What is needed - The lines to extract run from the start of the records through the line with "Arial, Helvetica, sans-serif';", both ends included; drop the pictures.

====

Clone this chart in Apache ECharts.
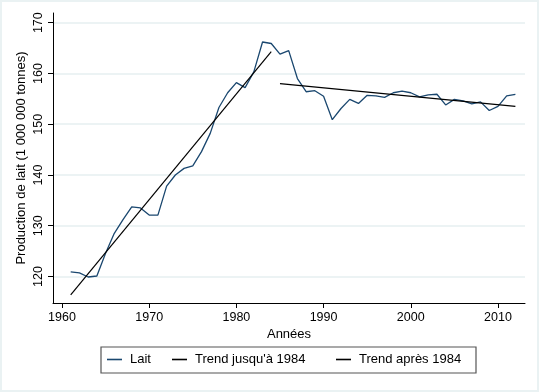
<!DOCTYPE html>
<html>
<head>
<meta charset="utf-8">
<script src="https://cdn.jsdelivr.net/npm/echarts@6/dist/echarts.min.js"></script>
<style>
html,body{margin:0;padding:0;background:#fff;}
#c{width:539px;height:392px;background:#fff;box-shadow:inset 0 0 0 2px #eaf2f3;}
</style>
</head>
<body>
<div id="c"></div>
<script>
const years = [1961,1962,1963,1964,1965,1966,1967,1968,1969,1970,1971,1972,1973,1974,1975,1976,1977,1978,1979,1980,1981,1982,1983,1984,1985,1986,1987,1988,1989,1990,1991,1992,1993,1994,1995,1996,1997,1998,1999,2000,2001,2002,2003,2004,2005,2006,2007,2008,2009,2010,2011,2012];
const lait = [120.9,120.7,119.9,120.1,124.6,128.5,131.2,133.7,133.5,132.1,132.1,137.8,140.0,141.3,141.8,144.6,148.2,153.3,156.2,158.2,157.2,160.3,166.2,165.9,163.8,164.5,159.0,156.4,156.6,155.5,150.9,153.1,154.9,154.1,155.7,155.6,155.3,156.2,156.5,156.2,155.4,155.8,155.9,153.8,154.9,154.6,154.0,154.4,152.7,153.5,155.6,155.9];
const trend1Years = [1961, 1984];
const trend1Values = [116.4, 164.3];
const trend2Years = [1985, 2012];
const trend2Values = [158.0, 153.5];
const xTicks = [1960,1970,1980,1990,2000,2010];
const yTicks = [120,130,140,150,160,170];
const seriesNames = ['Lait', "Trend jusqu'à 1984", 'Trend après 1984'];

const pair = (xs, ys) => xs.map((x, i) => [x, ys[i]]);
const FONT = '"Liberation Sans", Arial, Helvetica, sans-serif';

const chart = echarts.init(document.getElementById('c'), null, {renderer: 'canvas'});
const legendBase = {
  orient: 'horizontal', padding: 0, itemWidth: 15, itemHeight: 1.6, icon: 'rect',
  top: 353, textStyle: {fontFamily: FONT, fontSize: 13, color: '#000', padding: [0,0,0,3]},
  selectedMode: false
};
chart.setOption({
  animation: false,
  grid: {left: 53, right: 14, top: 13, bottom: 89, containLabel: false},
  xAxis: {
    type: 'value', min: 1958.97, max: 2013.1,
    name: 'Années', nameLocation: 'middle', nameGap: 25, nameMoveOverlap: false,
    nameTextStyle: {fontFamily: FONT, fontSize: 13, color: '#000'},
    axisLine: {onZero: false, lineStyle: {color: '#000', width: 1}},
    axisTick: {customValues: xTicks, length: 5, lineStyle: {color: '#000'}},
    axisLabel: {customValues: xTicks, margin: 8, fontFamily: FONT, fontSize: 12.5, color: '#000',
      formatter: v => String(v)},
    splitLine: {show: false}
  },
  yAxis: {
    type: 'value', min: 114.78, max: 171.91,
    name: 'Production de lait (1 000 000 tonnes)', nameLocation: 'middle', nameGap: 25, nameMoveOverlap: false,
    nameTextStyle: {fontFamily: FONT, fontSize: 13, color: '#000'},
    axisLine: {show: true, onZero: false, lineStyle: {color: '#000', width: 1}},
    axisTick: {show: true, customValues: yTicks, length: 5, lineStyle: {color: '#000'}},
    axisLabel: {customValues: yTicks, rotate: 90, margin: 8, fontFamily: FONT, fontSize: 12.5, color: '#000',
      formatter: v => String(v)},
    splitLine: {show: true, lineStyle: {color: '#e6eff1', width: 1.5}}
  },
  legend: [
    Object.assign({}, legendBase, {left: 107, data: [seriesNames[0]]}),
    Object.assign({}, legendBase, {left: 172, data: [seriesNames[1]]}),
    Object.assign({}, legendBase, {left: 336, data: [seriesNames[2]]})
  ],
  graphic: [{
    type: 'rect', shape: {x: 101, y: 347, width: 375, height: 26},
    style: {fill: 'none', stroke: '#555', lineWidth: 1.2}, silent: true
  }],
  series: [
    {name: seriesNames[0], type: 'line', data: pair(years, lait), symbol: 'none',
     lineStyle: {color: '#1a476f', width: 1.3}, itemStyle: {color: '#1a476f'}},
    {name: seriesNames[1], type: 'line', data: pair(trend1Years, trend1Values), symbol: 'none',
     lineStyle: {color: '#000', width: 1.2}, itemStyle: {color: '#000'}},
    {name: seriesNames[2], type: 'line', data: pair(trend2Years, trend2Values), symbol: 'none',
     lineStyle: {color: '#000', width: 1.2}, itemStyle: {color: '#000'}}
  ]
});
</script>
</body>
</html>
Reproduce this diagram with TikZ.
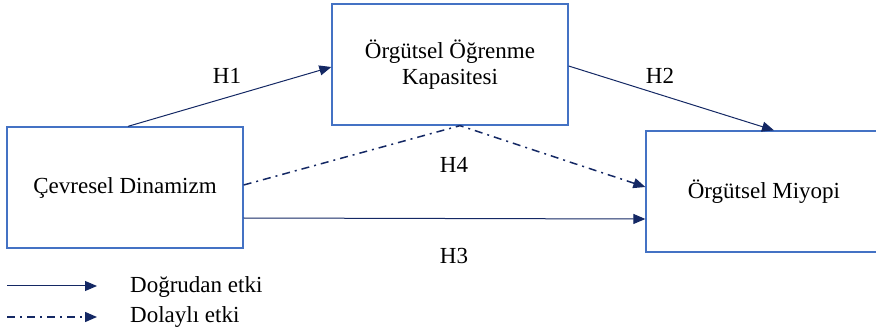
\documentclass[tikz,border=0pt]{standalone}
\usepackage{fontspec}
\setmainfont{Liberation Serif}
\usetikzlibrary{arrows.meta}
\definecolor{boxblue}{RGB}{68,114,196}
\definecolor{navy}{RGB}{20,40,100}
\begin{document}
\begin{tikzpicture}[x=1pt,y=-1pt,
 box/.style={draw=boxblue,line width=1.3pt,minimum width=236pt,minimum height=121pt,inner sep=0pt,align=center,font=\fontsize{23}{26}\selectfont},
 lbl/.style={font=\fontsize{23}{26}\selectfont,inner sep=0pt},
 conn/.style={draw=navy,line width=1pt,-{Triangle[length=12pt,width=10pt]}},
 dd/.style={line width=1.5pt,dash pattern=on 8pt off 5pt on 2pt off 5pt}]
\useasboundingbox (0,0) rectangle (876,331);
\clip (0,0) rectangle (876,331);
\node[box] (L) at (125,187.5) {Çevresel Dinamizm};
\node[box] (T) at (450,64.5) {Örgütsel Öğrenme\\Kapasitesi};
\node[box] (R) at (764,191.5) {Örgütsel Miyopi};
\draw[conn] ([xshift=3pt]L.north) -- ([yshift=-2.5pt]T.west);
\draw[conn] ([yshift=-1.5pt]T.east) -- ([xshift=10pt]R.north);
\draw[conn,dd] ([yshift=2.5pt]L.east) -- ([xshift=10pt]T.south) -- ([yshift=4.5pt]R.west);
\draw[conn] ([yshift=-30.5pt]L.east) -- ([yshift=-27.5pt]R.west);
\node[lbl] (h1) at (227,76) {H1};
\node[lbl] (h2) at (660,76) {H2};
\node[lbl] (h4) at (454,165) {H4};
\node[lbl] (h3) at (454,256) {H3};
\coordinate (a1) at (7,286);
\coordinate (a2) at (97,286);
\coordinate (b1) at (7,317);
\coordinate (b2) at (97,317);
\draw[conn] (a1) -- (a2);
\draw[conn,dd] (b1) -- (b2);
\node[lbl,anchor=base west] (t1) at (130,292) {Doğrudan etki};
\node[lbl,anchor=base west] (t2) at (130,323) {Dolaylı etki};
\end{tikzpicture}
\end{document}
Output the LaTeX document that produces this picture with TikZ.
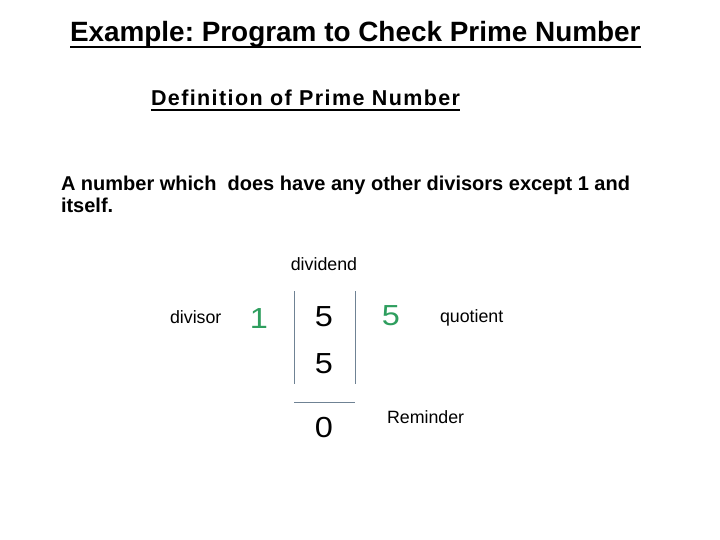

====

Completed exercise -
Clone this chart in Apache ECharts.
<!DOCTYPE html>
<html>
<head>
<meta charset="utf-8">
<script src="https://cdn.jsdelivr.net/npm/echarts@6/dist/echarts.min.js"></script>
<style>
html,body{margin:0;padding:0;background:#fff;}
#c{width:539px;height:392px;background:#fff;box-shadow:inset 0 0 0 2px #eaf2f3;}
</style>
</head>
<body>
<div id="c"></div>
<script>
const years = [1961,1962,1963,1964,1965,1966,1967,1968,1969,1970,1971,1972,1973,1974,1975,1976,1977,1978,1979,1980,1981,1982,1983,1984,1985,1986,1987,1988,1989,1990,1991,1992,1993,1994,1995,1996,1997,1998,1999,2000,2001,2002,2003,2004,2005,2006,2007,2008,2009,2010,2011,2012];
const lait = [120.9,120.7,119.9,120.1,124.6,128.5,131.2,133.7,133.5,132.1,132.1,137.8,140.0,141.3,141.8,144.6,148.2,153.3,156.2,158.2,157.2,160.3,166.2,165.9,163.8,164.5,159.0,156.4,156.6,155.5,150.9,153.1,154.9,154.1,155.7,155.6,155.3,156.2,156.5,156.2,155.4,155.8,155.9,153.8,154.9,154.6,154.0,154.4,152.7,153.5,155.6,155.9];
const trend1Years = [1961, 1984];
const trend1Values = [116.4, 164.3];
const trend2Years = [1985, 2012];
const trend2Values = [158.0, 153.5];
const xTicks = [1960,1970,1980,1990,2000,2010];
const yTicks = [120,130,140,150,160,170];
const seriesNames = ['Lait', "Trend jusqu'à 1984", 'Trend après 1984'];

const pair = (xs, ys) => xs.map((x, i) => [x, ys[i]]);
const FONT = '"Liberation Sans", Arial, Helvetica, sans-serif';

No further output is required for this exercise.